There was something exhilarating about how she could just bash and murder her way through opponents – and it was even more empowering to learn that she actually gained health and sanity from successful combat!  Even the need to only eat meat (the thing I was most sure would kill me) ended up being an easy work around, as once I learned to make meat based recipes with a few vegetables, it gave me better variety and longevity to the meat I was receiving.  Soon I had a winning formula with several drying racks, lots of traps for rabbits and birds, and a big fat crock pot giving bountiful helpings of meatballs and kabbobs.  And somehow I was prepared enough that I actually survived my very first Winter!  But that was about all I could give for good news, as death soon approached after my crowning moment.

How could I die so soon after surviving the hardest stretch of the game?  More arrogance.  After taking a bit of a break for a few days, I came back into the world of Don’t Starve full of piss and vinegar (merely a phrase – I assure you) and went into combat less than prepared.  I died an embarrassing death at the hands of mere frogs and spiders – and mere moments after avoiding my first boss character – the infamous Moose/Goose!  Dying at the beginning of Spring, with a wonderful full set up awaiting me at my camp.  I was crushed.  I had survived 37 days.  My longest so far in this game.  I needed a break.

My next playthru is still ongoing.  I decided to go back to basics and try Wilson again on the regular version of Don’t Starve.  One night – and so much progress made.  I came back from work one night, and things went so well that I couldn’t stop playing.  By the time I got a hold of myself, I heard birds chirping.  Anyone who has pulled an all-nighter, whether it be for gaming or studying – or even have the sex, knows just how jarring it can be to hear those birds chirping outside.  It means it’s morning and you threw your whole night away.  I had to put the game down, probably for another couple of days, but it’s nice to know that I’m learning and perhaps getting better.  This is the best, most fortunate set-up I’ve had since I’ve started playing this game.  Perhaps this game hasn’t beaten me down enough to quit it yet.  We’ll see.

Ah!
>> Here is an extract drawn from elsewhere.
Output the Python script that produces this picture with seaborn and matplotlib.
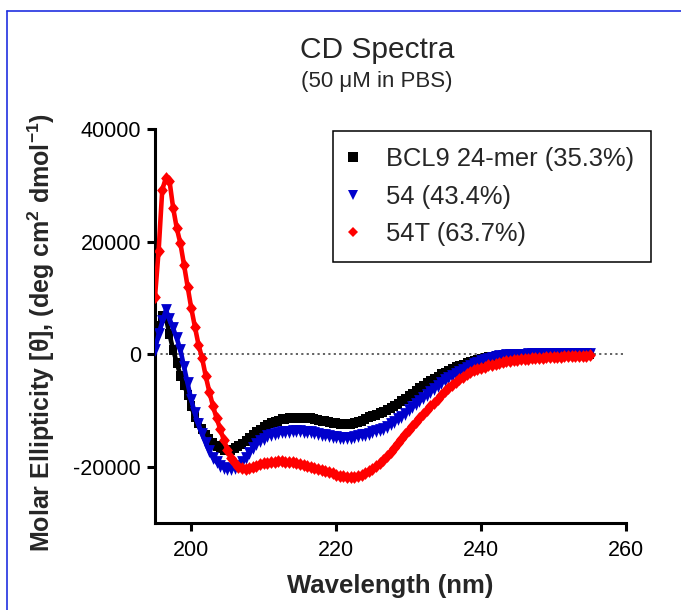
import numpy as np
import matplotlib
matplotlib.use("Agg")
import matplotlib.pyplot as plt
import seaborn as sns
from matplotlib.lines import Line2D

# ---------------- data ----------------
wavelength = np.arange(195.0, 255.25, 0.5)  # nm, 0.5 nm sampling grid

bcl9 = [
    3000, 5000, 6800, 6500, 3500, 800, -1500, -3800, -5400, -7200,
    -9300, -11100, -12300, -13300, -14300, -15100, -15800, -16300, -16700, -17000,
    -17100, -17000, -16700, -16300, -15900, -15400, -14900, -14400, -13900, -13400,
    -13000, -12600, -12300, -12000, -11800, -11600, -11500, -11400, -11350, -11300,
    -11300, -11300, -11350, -11400, -11500, -11650, -11800, -11950, -12100, -12200,
    -12300, -12400, -12450, -12450, -12400, -12300, -12100, -11850, -11550, -11250,
    -11000, -10750, -10500, -10200, -9900, -9600, -9300, -8850, -8400, -7950,
    -7500, -7050, -6550, -6050, -5600, -5150, -4750, -4350, -4000, -3600,
    -3300, -2950, -2650, -2350, -2100, -1850, -1600, -1400, -1200, -1000,
    -800, -650, -520, -420, -340, -280, -230, -190, -160, -130,
    -110, -95, -80, -70, -60, -55, -50, -45, -40, -35,
    -30, -30, -25, -25, -20, -20, -15, -15, -10, -10,
    -10,
]

p54 = [
    800, 3500, 5800, 7800, 6300, 4600, 2800, 800, -2200, -5200,
    -8100, -10500, -12500, -14200, -15800, -17200, -18400, -19200, -19800, -20200,
    -20400, -20400, -20200, -19800, -19200, -18400, -17600, -16700, -16000, -15400,
    -15000, -14600, -14300, -14100, -14000, -13900, -13800, -13750, -13700, -13700,
    -13700, -13750, -13800, -13900, -14000, -14150, -14300, -14450, -14600, -14700,
    -14800, -14850, -14900, -14900, -14850, -14750, -14600, -14450, -14300, -14150,
    -13900, -13700, -13500, -13300, -12900, -12500, -12000, -11600, -11100, -10600,
    -10000, -9450, -8900, -8350, -7800, -7250, -6700, -6150, -5600, -5100,
    -4600, -4200, -3800, -3450, -3100, -2750, -2400, -2100, -1800, -1500,
    -1200, -1000, -800, -650, -500, -400, -300, -240, -190, -150,
    -110, -90, -70, -60, -50, -45, -40, -35, -30, -30,
    -25, -25, -20, -20, -15, -15, -10, -10, -5, -5,
    0,
]

p54t = [
    10200, 18400, 29200, 31300, 30800, 26000, 22400, 19700, 15900, 12000,
    8200, 4900, 1700, -700, -3900, -6700, -9200, -11400, -13300, -15300,
    -17000, -18400, -19400, -20000, -20300, -20400, -20300, -20100, -19800, -19600,
    -19400, -19300, -19200, -19100, -19050, -19050, -19100, -19150, -19250, -19350,
    -19500, -19650, -19800, -20000, -20200, -20400, -20600, -20800, -21000, -21200,
    -21400, -21600, -21700, -21800, -21850, -21800, -21650, -21400, -21100, -20800,
    -20400, -19900, -19400, -18800, -18100, -17400, -16600, -15800, -15000, -14200,
    -13500, -12800, -12000, -11300, -10700, -10000, -9300, -8600, -7900, -7300,
    -6600, -6000, -5400, -4900, -4400, -4000, -3600, -3250, -2900, -2650,
    -2400, -2200, -2000, -1850, -1700, -1550, -1420, -1300, -1200, -1100,
    -1000, -930, -860, -800, -740, -690, -640, -600, -560, -520,
    -490, -460, -430, -400, -370, -340, -310, -290, -270, -250,
    -230,
]

series_labels = ["BCL9 24-mer (35.3%)", "54 (43.4%)", "54T (63.7%)"]
x_ticks = [200, 220, 240, 260]
y_ticks = [-20000, 0, 20000, 40000]

# ---------------- style ----------------
sns.set_style("ticks")
plt.rcParams["font.family"] = ["Liberation Sans", "DejaVu Sans"]
plt.rcParams["mathtext.fontset"] = "custom"
plt.rcParams["mathtext.rm"] = "Liberation Sans"
plt.rcParams["mathtext.bf"] = "Liberation Sans:bold"
plt.rcParams["axes.unicode_minus"] = False

W, H = 681, 610
fig = plt.figure(figsize=(W / 100, H / 100), dpi=100)
fig.patch.set_facecolor("white")
ax = fig.add_axes([155 / W, 1 - 523 / H, (626 - 155) / W, (523 - 129) / H])
ax.set_facecolor("white")

colors = ["#000000", "#0000cc", "#ff0000"]
# slightly tall marker shapes, as in the reference rendering
sq_tall = [(-0.4, -0.5), (0.4, -0.5), (0.4, 0.5), (-0.4, 0.5)]
tri_tall = [(-0.42, 0.5), (0.42, 0.5), (0.0, -0.5)]
dia_tall = [(0.0, 0.5), (0.42, 0.0), (0.0, -0.5), (-0.42, 0.0)]
markers = [sq_tall, tri_tall, dia_tall]
msizes = [7.5, 9.2, 9.2]

ax.axhline(0, color="#555555", lw=1.3, ls=(0, (1.2, 1.8)), zorder=1)

for vals, c, m, ms in zip([bcl9, p54, p54t], colors, markers, msizes):
    sns.lineplot(x=wavelength, y=np.array(vals, dtype=float), ax=ax, color=c,
                 marker=m, markersize=ms, markeredgewidth=0, linewidth=3.3,
                 legend=False, zorder=3)

ax.set_xlim(195, 260)
ax.set_ylim(-30000, 40000)
ax.set_xticks(x_ticks)
ax.set_yticks(y_ticks)
ax.set_xticklabels([str(t) for t in x_ticks])
ax.set_yticklabels([str(t) for t in y_ticks])

for s in ["top", "right"]:
    ax.spines[s].set_visible(False)
for s in ["left", "bottom"]:
    ax.spines[s].set_linewidth(2.2)
    ax.spines[s].set_color("black")

ax.tick_params(axis="both", direction="out", length=6, width=2.2,
               labelsize=15.5, colors="black")
ax.tick_params(axis="x", pad=6)
ax.tick_params(axis="y", pad=4)
ax.set_xlabel("")
ax.set_ylabel("")

# ---------------- texts ----------------
fig.text(377 / W, 1 - 58 / H, "CD Spectra", ha="center", va="baseline",
         fontsize=21.5)
fig.text(377 / W, 1 - 87 / H, "(50 μM in PBS)", ha="center", va="baseline",
         fontsize=16)
fig.text(390.5 / W, 1 - 593 / H, "Wavelength (nm)", ha="center", va="baseline",
         fontsize=18.5, fontweight="bold")
fig.text(41 / W, 1 - 333 / H,
         r"Molar Ellipticity [θ], (deg cm$^{\mathbf{2}}$ dmol$^{\mathbf{-1}}$)",
         rotation=90, ha="center", va="center", fontsize=18, fontweight="bold")

# ---------------- legend ----------------
handles = [Line2D([], [], color=c, marker=m, linestyle="none",
                  markersize=s, markeredgewidth=0)
           for c, m, s in zip(colors, ["s", "v", "D"], [6.5, 6.5, 5.5])]
leg = ax.legend(handles, series_labels, loc="upper left",
                bbox_to_anchor=(333 / W, 1 - 131 / H),
                bbox_transform=fig.transFigure, borderaxespad=0,
                fontsize=18.4, frameon=True, fancybox=False, framealpha=1,
                edgecolor="black", borderpad=0.64, handlelength=0.25,
                handletextpad=1.2, labelspacing=0.52)
leg.get_frame().set_linewidth(1.1)

# ---------------- blue frame of the original page ----------------
fig.add_artist(Line2D([7 / W, 7 / W], [0, 1 - 11 / H], transform=fig.transFigure,
                      color="#2030e0", lw=1.2))
fig.add_artist(Line2D([7 / W, 1], [1 - 11 / H, 1 - 11 / H],
                      transform=fig.transFigure, color="#2030e0", lw=1.2))

fig.savefig("out.png", dpi=100, facecolor="white")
Fresh meat for the slaughter… They’ll never know. Shhh! Shh -shh- shh! Now you sleep forever!

Ah! I put on a hat! Why am I still dying! Ahh! Everything’s orangey death!!

Get out of here you stupid looking f*ckers! Abigail! KILL! KILL THEM ALL!

 

Whatever! I’m a badass viking BITCH! I do what I want!

There’s no way he built this tacky piece of trash and didn’t masturbate to it. Weirdo.

Winter is coming, and I am ready. CUE THE DAMN GAME OF THRONES THEME!

Hey! Hey! Get out of my camp you assholes! This ain’t a hobo camp!

F*CK YOU HOUND! F*CK YOU WINTER! F*CK YOU UNIVERSE!

Are these frogs are gang members?! I hit one frog and all his homies came and f*cked me up!

This playthrough is not going well. F*ck my life. Oh wait. I’m dead. I literally have no life. X^(

The new Wilson playthrough begins. This time, I am wiser and more prepared than ever!